Oil adds texture, moisture, and flavor, as well as prolonged shelf life, to baked goods.

Oil adds texture, moisture, and flavor, as well as prolonged shelf life, to baked goods.

Oil


What is Oil?

Oil is a plant-derived fat that remains liquid at room temperature. In baking, it adds:

  • Texture
  • Moisture
  • Flavor
  • Shelf life

Oil is void of cholesterol because of its plant origin. It is low in saturated fats, yet high in monounsaturated as well as polyunsaturated fats. Vegetable oil, or cooking oil, can be derived from olives, sunflower seeds, or peanuts.

Function

Lubrication is the main function of oil, though it serves many other functions in the baking industry as well. Lubrication is important to baked products because the it improves dough handling, as well as eases dough expansion. In loaf breads, oil provides better slicing of the final product. Furthermore, they tenderize baked items and serve a very important purpose in prolonging shelf life by slowing down the retrogradation or staling process.

Types/Variations of Oil

  • Olive: Derived from the pressing of olives. Extra virgin olive oil is from the first pressing of cold olives, while pure olive oil is a blend of refined and extra virgin olive oil.
  • Canola: Perfect for making tender cakes, muffins, brownies, cookies, and quick breads. Used often in box mixes.
  • Coconut: Pressed from the fruit of a coconut palm tree. Very light, adds subtle flavoring.
  • Corn: Extracted from the germ of the corn kernel. Has a rich taste.
  • Sunflower: Extracted from the germ of the sunflower seed.
  • Soybean: Made from the press of soybean.
  • Peanut: From peanuts. Favored for frying.

Application

Oils add texture, moisture, and flavor as well as prolongs shelf life in baked products. Canola, sunflower, safflower, or even the oil extracted from a coconut is best when utilized in baking. Peanut and palm oil are the best varieties for usage in frying baked items.

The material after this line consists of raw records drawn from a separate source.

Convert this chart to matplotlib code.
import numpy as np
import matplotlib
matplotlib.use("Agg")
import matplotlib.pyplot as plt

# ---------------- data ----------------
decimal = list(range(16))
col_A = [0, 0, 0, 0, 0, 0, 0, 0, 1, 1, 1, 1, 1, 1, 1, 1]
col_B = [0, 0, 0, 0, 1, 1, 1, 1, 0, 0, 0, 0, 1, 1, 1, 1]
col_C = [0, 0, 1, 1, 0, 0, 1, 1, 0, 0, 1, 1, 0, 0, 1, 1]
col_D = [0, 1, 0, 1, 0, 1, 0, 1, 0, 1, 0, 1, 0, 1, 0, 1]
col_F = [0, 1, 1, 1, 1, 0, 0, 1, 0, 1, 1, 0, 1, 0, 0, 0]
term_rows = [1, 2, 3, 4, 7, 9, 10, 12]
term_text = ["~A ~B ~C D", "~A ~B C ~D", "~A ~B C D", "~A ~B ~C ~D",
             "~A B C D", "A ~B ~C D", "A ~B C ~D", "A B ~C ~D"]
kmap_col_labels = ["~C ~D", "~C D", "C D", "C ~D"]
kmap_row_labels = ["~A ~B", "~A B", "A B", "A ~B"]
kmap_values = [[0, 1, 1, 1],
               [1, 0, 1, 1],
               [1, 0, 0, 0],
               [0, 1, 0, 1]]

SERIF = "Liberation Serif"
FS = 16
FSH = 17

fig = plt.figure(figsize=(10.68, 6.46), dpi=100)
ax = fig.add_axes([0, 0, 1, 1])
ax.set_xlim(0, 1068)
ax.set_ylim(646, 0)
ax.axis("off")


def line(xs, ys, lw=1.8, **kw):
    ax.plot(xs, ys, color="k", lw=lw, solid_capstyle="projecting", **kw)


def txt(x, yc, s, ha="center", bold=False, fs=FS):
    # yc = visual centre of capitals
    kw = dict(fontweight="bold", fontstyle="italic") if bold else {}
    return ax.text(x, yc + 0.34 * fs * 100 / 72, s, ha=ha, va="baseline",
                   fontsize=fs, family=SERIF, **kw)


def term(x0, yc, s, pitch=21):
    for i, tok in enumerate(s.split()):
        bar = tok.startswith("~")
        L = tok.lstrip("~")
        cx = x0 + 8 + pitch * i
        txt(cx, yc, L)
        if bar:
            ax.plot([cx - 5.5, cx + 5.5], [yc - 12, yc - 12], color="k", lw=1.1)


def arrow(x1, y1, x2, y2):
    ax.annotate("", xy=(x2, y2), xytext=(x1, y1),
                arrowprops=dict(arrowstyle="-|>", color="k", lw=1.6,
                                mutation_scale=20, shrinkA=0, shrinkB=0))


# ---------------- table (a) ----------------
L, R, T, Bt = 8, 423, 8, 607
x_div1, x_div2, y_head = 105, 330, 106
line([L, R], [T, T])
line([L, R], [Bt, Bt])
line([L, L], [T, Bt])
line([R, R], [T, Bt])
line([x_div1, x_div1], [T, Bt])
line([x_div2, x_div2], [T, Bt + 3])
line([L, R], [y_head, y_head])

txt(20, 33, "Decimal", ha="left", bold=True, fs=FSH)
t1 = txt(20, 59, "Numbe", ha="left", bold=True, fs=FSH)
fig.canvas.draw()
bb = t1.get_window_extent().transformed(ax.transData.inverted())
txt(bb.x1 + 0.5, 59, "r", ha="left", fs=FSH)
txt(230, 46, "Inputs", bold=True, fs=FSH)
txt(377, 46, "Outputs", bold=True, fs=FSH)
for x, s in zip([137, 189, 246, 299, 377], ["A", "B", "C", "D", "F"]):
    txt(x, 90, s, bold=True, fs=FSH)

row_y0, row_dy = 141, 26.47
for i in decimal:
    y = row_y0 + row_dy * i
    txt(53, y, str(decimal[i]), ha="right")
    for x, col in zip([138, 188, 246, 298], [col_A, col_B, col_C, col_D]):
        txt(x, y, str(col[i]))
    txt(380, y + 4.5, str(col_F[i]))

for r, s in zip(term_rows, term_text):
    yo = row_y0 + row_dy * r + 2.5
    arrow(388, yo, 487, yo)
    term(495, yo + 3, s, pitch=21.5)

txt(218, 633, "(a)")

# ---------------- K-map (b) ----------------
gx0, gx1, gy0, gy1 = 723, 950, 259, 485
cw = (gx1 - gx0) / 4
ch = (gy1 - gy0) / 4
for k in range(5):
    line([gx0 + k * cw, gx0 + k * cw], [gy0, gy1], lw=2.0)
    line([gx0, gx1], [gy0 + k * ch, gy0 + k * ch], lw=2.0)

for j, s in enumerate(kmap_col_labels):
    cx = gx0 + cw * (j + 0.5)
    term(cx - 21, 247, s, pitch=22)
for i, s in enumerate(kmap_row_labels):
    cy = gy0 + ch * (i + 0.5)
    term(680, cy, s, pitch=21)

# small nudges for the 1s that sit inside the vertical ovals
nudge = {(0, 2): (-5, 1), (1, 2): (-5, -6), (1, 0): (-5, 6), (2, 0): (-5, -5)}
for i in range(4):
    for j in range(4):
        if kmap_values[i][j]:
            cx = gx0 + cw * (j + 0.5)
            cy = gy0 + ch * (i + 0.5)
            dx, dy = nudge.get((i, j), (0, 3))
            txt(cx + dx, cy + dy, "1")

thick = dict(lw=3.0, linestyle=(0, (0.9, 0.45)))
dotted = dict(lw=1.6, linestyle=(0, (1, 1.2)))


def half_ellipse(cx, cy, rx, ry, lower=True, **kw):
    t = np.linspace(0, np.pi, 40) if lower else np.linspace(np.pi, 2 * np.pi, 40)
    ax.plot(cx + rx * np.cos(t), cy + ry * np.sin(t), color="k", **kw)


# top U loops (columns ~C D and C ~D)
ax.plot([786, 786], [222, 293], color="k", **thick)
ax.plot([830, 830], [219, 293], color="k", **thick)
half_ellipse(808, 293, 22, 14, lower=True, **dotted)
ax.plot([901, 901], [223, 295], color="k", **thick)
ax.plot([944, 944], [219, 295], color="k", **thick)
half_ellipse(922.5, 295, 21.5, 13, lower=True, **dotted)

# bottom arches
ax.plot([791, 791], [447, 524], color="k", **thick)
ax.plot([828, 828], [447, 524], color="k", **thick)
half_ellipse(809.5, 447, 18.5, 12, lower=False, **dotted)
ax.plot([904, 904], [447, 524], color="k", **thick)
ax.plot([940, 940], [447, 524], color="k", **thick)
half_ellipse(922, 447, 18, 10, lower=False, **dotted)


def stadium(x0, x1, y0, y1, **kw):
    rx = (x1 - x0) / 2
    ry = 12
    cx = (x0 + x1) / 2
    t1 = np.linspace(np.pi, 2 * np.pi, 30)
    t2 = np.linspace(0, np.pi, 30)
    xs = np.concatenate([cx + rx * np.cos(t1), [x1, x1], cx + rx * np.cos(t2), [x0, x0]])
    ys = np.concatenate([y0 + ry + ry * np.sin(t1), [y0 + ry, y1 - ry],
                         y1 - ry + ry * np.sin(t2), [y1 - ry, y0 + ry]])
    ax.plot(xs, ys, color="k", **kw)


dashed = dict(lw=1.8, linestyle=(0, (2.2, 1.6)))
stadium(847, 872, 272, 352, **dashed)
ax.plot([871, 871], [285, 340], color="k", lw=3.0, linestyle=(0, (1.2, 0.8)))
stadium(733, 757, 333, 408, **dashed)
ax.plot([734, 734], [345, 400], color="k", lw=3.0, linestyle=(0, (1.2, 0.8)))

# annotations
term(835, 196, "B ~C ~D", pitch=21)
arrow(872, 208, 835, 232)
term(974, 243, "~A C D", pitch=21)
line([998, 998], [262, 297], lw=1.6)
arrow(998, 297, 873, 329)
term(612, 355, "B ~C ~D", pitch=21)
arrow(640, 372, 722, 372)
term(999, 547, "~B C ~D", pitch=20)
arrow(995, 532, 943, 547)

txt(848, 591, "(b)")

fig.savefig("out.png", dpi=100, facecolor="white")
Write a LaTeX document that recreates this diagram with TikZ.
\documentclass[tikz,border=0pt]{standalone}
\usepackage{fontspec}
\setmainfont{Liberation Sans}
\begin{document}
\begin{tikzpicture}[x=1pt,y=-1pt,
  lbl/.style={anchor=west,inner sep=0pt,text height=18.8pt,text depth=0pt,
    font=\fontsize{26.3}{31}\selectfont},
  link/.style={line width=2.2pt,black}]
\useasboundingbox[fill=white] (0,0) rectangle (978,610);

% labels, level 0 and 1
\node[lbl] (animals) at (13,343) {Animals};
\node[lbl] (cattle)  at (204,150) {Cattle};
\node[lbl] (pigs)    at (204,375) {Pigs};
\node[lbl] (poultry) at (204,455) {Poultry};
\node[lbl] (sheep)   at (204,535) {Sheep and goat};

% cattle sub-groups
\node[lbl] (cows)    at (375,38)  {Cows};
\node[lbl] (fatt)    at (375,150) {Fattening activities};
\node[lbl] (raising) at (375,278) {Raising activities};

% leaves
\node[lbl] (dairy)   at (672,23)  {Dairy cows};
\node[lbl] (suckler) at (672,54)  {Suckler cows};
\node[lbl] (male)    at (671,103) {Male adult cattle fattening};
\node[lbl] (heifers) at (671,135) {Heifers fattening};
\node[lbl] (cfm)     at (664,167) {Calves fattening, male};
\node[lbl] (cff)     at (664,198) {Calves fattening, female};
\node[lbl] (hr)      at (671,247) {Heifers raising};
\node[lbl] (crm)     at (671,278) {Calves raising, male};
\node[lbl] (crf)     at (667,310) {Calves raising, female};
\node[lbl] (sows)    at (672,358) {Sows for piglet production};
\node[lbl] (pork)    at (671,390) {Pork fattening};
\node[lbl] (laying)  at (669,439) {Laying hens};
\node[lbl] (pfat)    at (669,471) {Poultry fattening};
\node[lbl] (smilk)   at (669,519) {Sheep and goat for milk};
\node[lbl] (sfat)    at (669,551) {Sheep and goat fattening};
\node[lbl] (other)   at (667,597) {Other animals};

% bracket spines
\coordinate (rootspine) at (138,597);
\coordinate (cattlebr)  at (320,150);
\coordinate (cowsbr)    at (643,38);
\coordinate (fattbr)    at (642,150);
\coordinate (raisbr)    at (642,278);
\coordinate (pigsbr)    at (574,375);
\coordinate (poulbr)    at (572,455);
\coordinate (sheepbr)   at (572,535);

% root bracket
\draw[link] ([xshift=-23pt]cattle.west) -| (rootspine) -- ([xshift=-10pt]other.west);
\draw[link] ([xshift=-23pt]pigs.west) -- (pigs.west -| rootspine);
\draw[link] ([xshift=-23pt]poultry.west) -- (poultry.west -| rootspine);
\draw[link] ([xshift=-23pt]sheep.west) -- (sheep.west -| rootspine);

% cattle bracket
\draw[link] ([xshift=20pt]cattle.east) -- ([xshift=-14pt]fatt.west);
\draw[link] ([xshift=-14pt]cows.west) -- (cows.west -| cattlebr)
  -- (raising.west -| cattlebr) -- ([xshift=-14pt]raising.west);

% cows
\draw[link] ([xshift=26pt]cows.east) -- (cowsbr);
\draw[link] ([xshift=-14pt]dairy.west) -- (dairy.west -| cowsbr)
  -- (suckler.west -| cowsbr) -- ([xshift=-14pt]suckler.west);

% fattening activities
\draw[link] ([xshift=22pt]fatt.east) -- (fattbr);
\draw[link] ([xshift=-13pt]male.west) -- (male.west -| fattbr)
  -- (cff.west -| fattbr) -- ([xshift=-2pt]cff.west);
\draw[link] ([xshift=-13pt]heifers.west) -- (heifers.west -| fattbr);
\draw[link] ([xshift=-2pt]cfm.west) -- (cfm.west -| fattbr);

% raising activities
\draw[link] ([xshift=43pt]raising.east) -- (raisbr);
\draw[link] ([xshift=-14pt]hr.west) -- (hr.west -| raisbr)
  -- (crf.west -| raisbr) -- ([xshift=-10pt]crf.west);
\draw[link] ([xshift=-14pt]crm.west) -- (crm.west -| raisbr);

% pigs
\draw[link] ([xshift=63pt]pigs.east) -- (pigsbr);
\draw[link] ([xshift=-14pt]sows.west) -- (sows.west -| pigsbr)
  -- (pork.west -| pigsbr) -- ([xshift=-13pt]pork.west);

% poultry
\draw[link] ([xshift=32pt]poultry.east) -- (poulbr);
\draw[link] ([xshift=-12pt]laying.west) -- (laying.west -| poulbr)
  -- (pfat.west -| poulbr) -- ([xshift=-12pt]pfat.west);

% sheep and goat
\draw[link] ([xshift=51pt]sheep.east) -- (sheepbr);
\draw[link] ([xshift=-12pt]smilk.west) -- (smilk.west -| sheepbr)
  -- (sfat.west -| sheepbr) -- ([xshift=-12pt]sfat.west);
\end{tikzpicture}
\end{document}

In bread or roll baked products, any type of can be utilized, though soy is the most common. Soy oil tenderizes the overall crumb, strengthens crust and gives more desirable crust color while prolonging shelf life. Bagels, flour tortillas, pizza dough, English muffins, hard or soft rolls, pan breads, sourdough, whole wheat or multi-grain varieties, and hearth breads all utilize soybean oil.

Sweet biscuits, cookies, and crackers utilize soy, canola, or corn oil to provide aeration or fluffiness, lubrication of ingredients while blending, flavor, and moist bite or texture. In cakes, it provides the needed aeration and tenderness to derive the desired final product attributes. Angel food cakes, snack cakes, jelly roll cakes, pastries, and pies receive texture properties and mouthfeel from oil.

In frying fats such as peanut oil, the main function is heat transfer into the baked good such as donuts or funnel cakes. Peanut oil also imparts a distinct texture and flavor when utilized.